After we warmed up, the instructor had us all take our pulse for about five seconds.


"Now, after a good warm-up you should be at about an eleven or twelve. Start counting... now." She held two fingers to her neck and looked at the watch on her other wrist. After about five seconds, she said, "Stop. Were you up where you need to be?" She turned to me, "What did you get?"


I wiped about a pint of perspiration off my face, and between wheezing gasps for oxygen, I said, "Six... (gasp) teen..." Sweat continued to drip off the tip of my nose and drench my t-shirt.


"Well... You're a little high, but THAT'S OKAY!" She turned back to the rest of the class and started to explain the evening's workout. We were going to do an interval endurance ride. Sounded lethal to me.
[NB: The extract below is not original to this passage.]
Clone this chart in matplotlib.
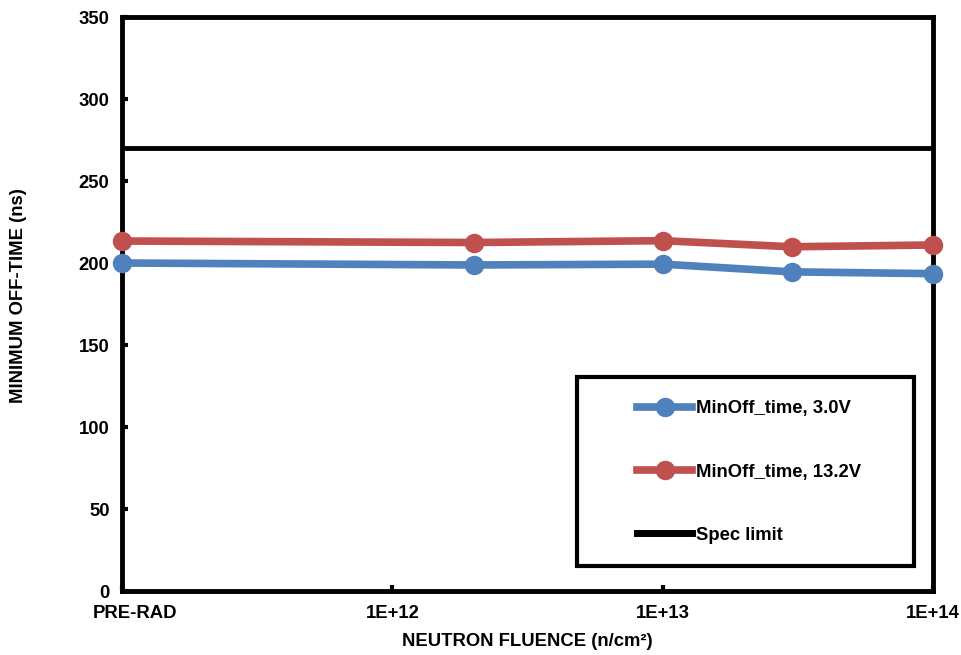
import numpy as np
import matplotlib
matplotlib.use("Agg")
import matplotlib.pyplot as plt
from matplotlib.patches import Rectangle
from matplotlib.transforms import ScaledTranslation

plt.rcParams['font.family'] = ['Liberation Sans', 'DejaVu Sans']
plt.rcParams['font.weight'] = 'bold'

# data (PRE-RAD plotted at 1e11 on log axis)
fluence = [1e11, 2e12, 1e13, 3e13, 1e14]
off_3v0 = [200.0, 198.8, 199.3, 194.6, 193.5]
off_13v2 = [213.4, 212.5, 213.6, 209.9, 211.0]
spec_limit = 270
xticks = [1e11, 1e12, 1e13, 1e14]
xticklabels = ['PRE-RAD', '1E+12', '1E+13', '1E+14']

fs = 13.3
fig = plt.figure(figsize=(9.61, 6.55), dpi=100)
ax = fig.add_axes([122/961, 1 - 591/655, (933-122)/961, (591-17)/655])

ax.plot(fluence, off_3v0, color='#4f81bd', lw=5.5, marker='o', ms=13,
        label='MinOff_time, 3.0V', clip_on=False, zorder=4)
ax.plot(fluence, off_13v2, color='#c0504d', lw=5.5, marker='o', ms=13,
        label='MinOff_time, 13.2V', clip_on=False, zorder=4)
ax.axhline(spec_limit, color='black', lw=3.5, label='Spec limit', zorder=3)

ax.set_xscale('log')
ax.set_xlim(1e11, 1e14)
ax.set_ylim(0, 350)
ax.set_xticks(xticks)
ax.set_xticklabels(xticklabels)
ax.xaxis.set_minor_locator(matplotlib.ticker.NullLocator())
ax.set_yticks(np.arange(0, 351, 50))

for s in ax.spines.values():
    s.set_linewidth(3.5)
ax.tick_params(direction='in', length=4, width=3, labelsize=fs)
ax.tick_params(axis='y', pad=9)
ax.tick_params(axis='x', pad=10)

# excel keeps the first label inside the chart area
lab0 = ax.get_xticklabels()[0]
lab0.set_transform(lab0.get_transform() + ScaledTranslation(0.13, 0, fig.dpi_scale_trans))

ax.set_xlabel('NEUTRON FLUENCE (n/cm²)', fontsize=fs, fontweight='bold', labelpad=8)
ax.set_ylabel('MINIMUM OFF-TIME (ns)', fontsize=fs, fontweight='bold')
ax.yaxis.set_label_coords(-0.117, 0.514)

# legend box
box = Rectangle((455/811, 25/574), 337/811, 189/574, transform=ax.transAxes,
                facecolor='white', edgecolor='black', lw=3, zorder=5, clip_on=False)
ax.add_patch(box)
leg = ax.legend(loc='center left', bbox_to_anchor=((637-122)/811, (591-472)/574),
                fontsize=fs, frameon=False, borderpad=0, labelspacing=2.5,
                handlelength=3.0, handletextpad=0.2, borderaxespad=0)
leg.set_zorder(6)
leg.legend_handles[2].set_linewidth(5)
for t in leg.get_texts():
    t.set_fontweight('bold')

fig.savefig('out.png', dpi=100)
The intervals corresponded with the music tracks. For one song we rode light and fast, then for the next song we cranked up the resistance and rode hard and steady. We did some songs standing up, some up then down then up again, and then back to light and fast. I tried the best I could and made it to the end (barely).


By the time we'd cooled down and dismounted our bikes to stretch out, my Redskin Weightlifting Club t-shirt was soaked and so was the backside of my pants. My legs were wobbly; I tried to stretch them best I could. The instructor came over and asked me what I thought of the class.


"Well... I haven't been on a bike since I was probably 12, so it was a little challenging, but just a little. I'm a weightlifter!" I told her, pointing to my t-shirt, trying to make myself appear less of a weakling. "I'm not used to the whole bike riding thing. I usually bench-press bikes. Motorbikes. That's probably why my arms are so stubbed down. Having short limbs is actually beneficial in the weight room, if you didn't know... Well, thanks for the class!" I turned and headed for the door, leaving a stream of sweat-drippings behind me.


She called after me, "Will you be back? It only gets better from here!"


I could only imagine what "better" might entail. Oh, what the heck! "Yeah! I'll be back!" And with that, I shuffled my aching buttocks out the door.